Toyota say they can make 90 hybrids using the same raw materials as one BEV or six PHEVs, leading to a 37-fold reduction in lifetime carbon emissions .

There's the rub. 'The market' is demanding EVs with massive range-per-charge, leading to huuuge batteries (of which only 10% capacity is used, most of the time) and high prices. It's all a bit crazy.

[–] [email protected] 19 points 8 months ago

I'm very skeptical of anything Toyota says about EVs.

Toyota Rav4 PHEV 18.1kWh Toyota Rav4 Hybrid ~1.6kWh Model Y LR 81kWh

81 / 18.1 = 4.48 PHEV 81 / 1.6 = 50.6 Hybrids

[–] [email protected] 12 points 8 months ago* (last edited 8 months ago) (2 children)

90 hybrids using the same raw materials as one BEV or six PHEVs

** for one material, compared to one battery chemistry, for hypothetical vehicles

Did you catch the news a week or so ago about mining and ore processors shutting down because they got ahead of EV demand

Edit: fix auto-correct

[–] [email protected] 8 points 8 months ago (1 children)

Yes, I'm sure Toyota is massaging that statistic heavily. They are all about hybrids.
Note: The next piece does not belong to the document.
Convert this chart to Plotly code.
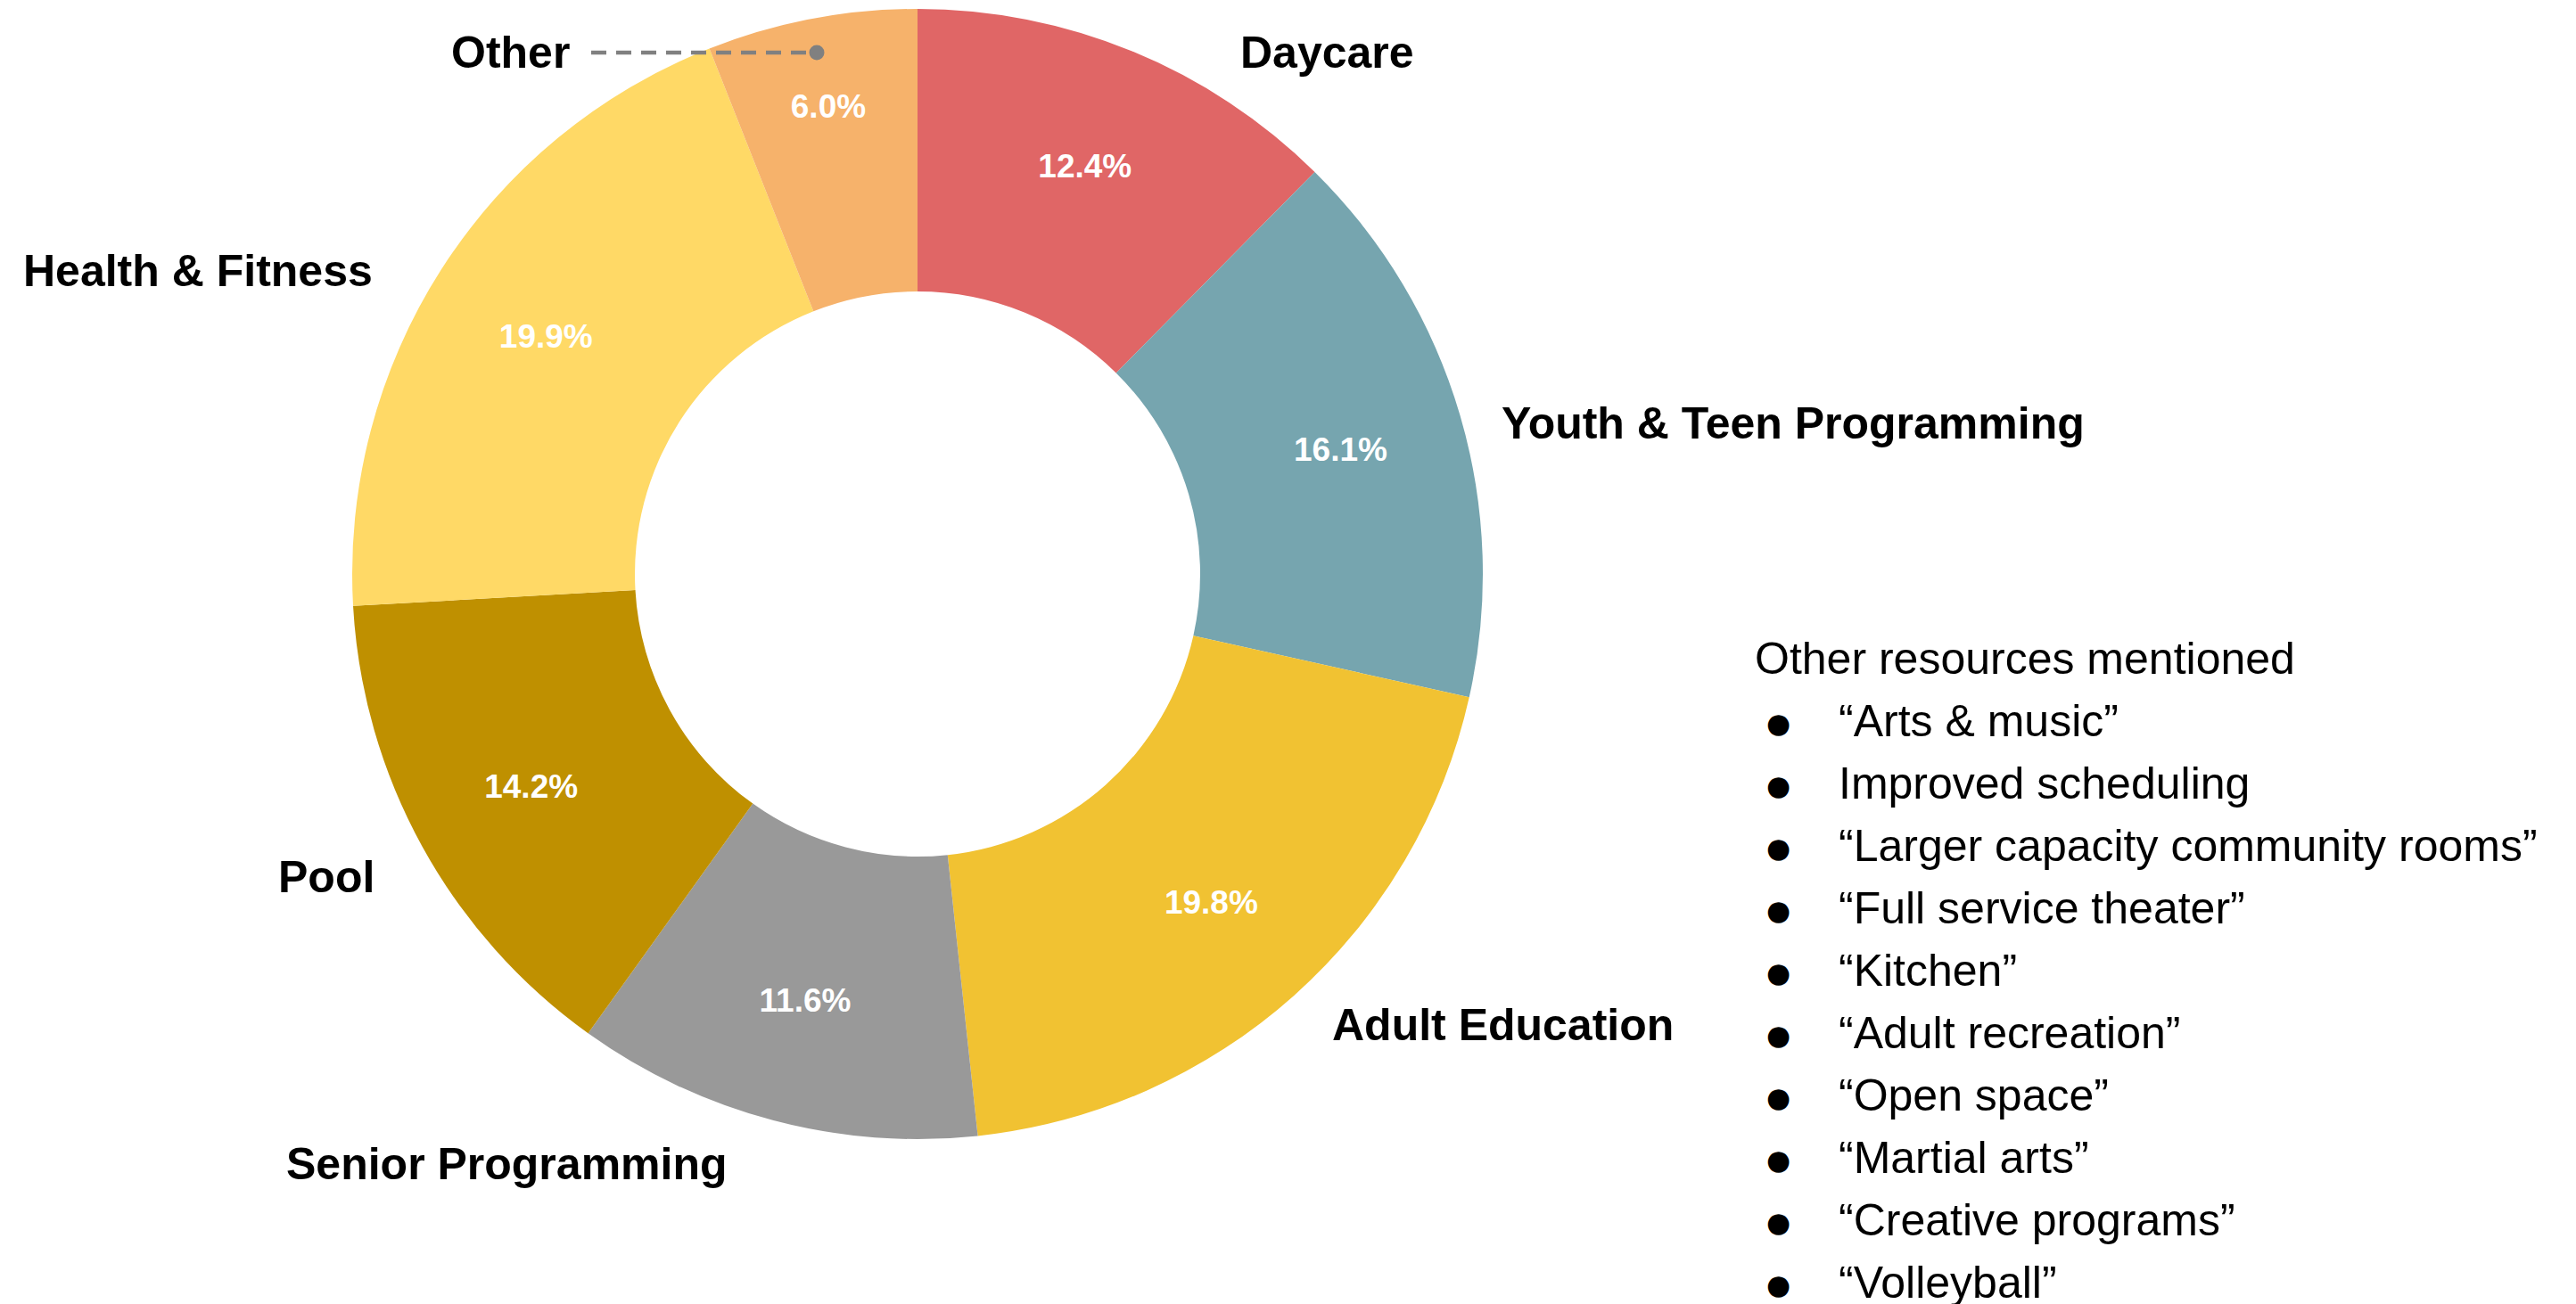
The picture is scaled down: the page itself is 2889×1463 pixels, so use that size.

[–] [email protected] 5 points 8 months ago

They are all about hybrids.

Truthfully, Toyota is all about ICE. They're okay with hybrids because hybrids still contain an ICE. For Toyota there's a good reason for this. They make a damn good ICE engine! They've spent decades and billions of dollars on refining efficiency of gasoline into motion, and into very long run times of those ICE engines for reliability. However, that also means cars without and ICE, like EVs are a threat to the ICE empire Toyota has spent its life building.

They have a history of actively working against EVs and even using their influence and money to affect public policy in government:

"Toyota has been lobbying governments to water-down emissions standards or oppose fossil-fuel vehicle phaseouts, according to a New York Times report. In the last four years, Toyota's political contributions to US politicians and PACs have more than doubled. Those contributions have gotten the company into hot water, too. By donating to congresspeople who oppose tighter emissions limits, the company funded lawmakers who objected to certifying the results of the 2020 presidential election. Though Toyota had promised to stop doing so in January, it was caught making donations to the controversial legislators as recently as last month." source

So Toyota is no friend of EVs.

[–] [email protected] 5 points 8 months ago (1 children)

That's because nobody could have foreseen that early adopters are willing to pay a premium price and it's not an unlimited market

[–] [email protected] 1 points 8 months ago

Please tell me you're being sarcastic?

[–] [email protected] 7 points 8 months ago (1 children)

The market wants more Chevy Bolts. They didn't have a 200 mile range. The market wants them so badly that GM unkilled the production line.

Of course they're on the same EV platform as all of the other GM BEVs that's a lemon lottery.

Volvo is going to beat the pants off this market with their 36k EV. Assuming of course our government doesn't swoop in to protect GM and Ford.

[–] [email protected] 3 points 8 months ago (1 children)

Because protecting American car makers has worked so well the last time they tried...

[–] [email protected] 2 points 8 months ago

Well somebody has to be the dumping ground for the oldest, least efficient, engines still in inventory. But yeah we don't even have a robust domestic market to protect anymore. It's effectively a triad.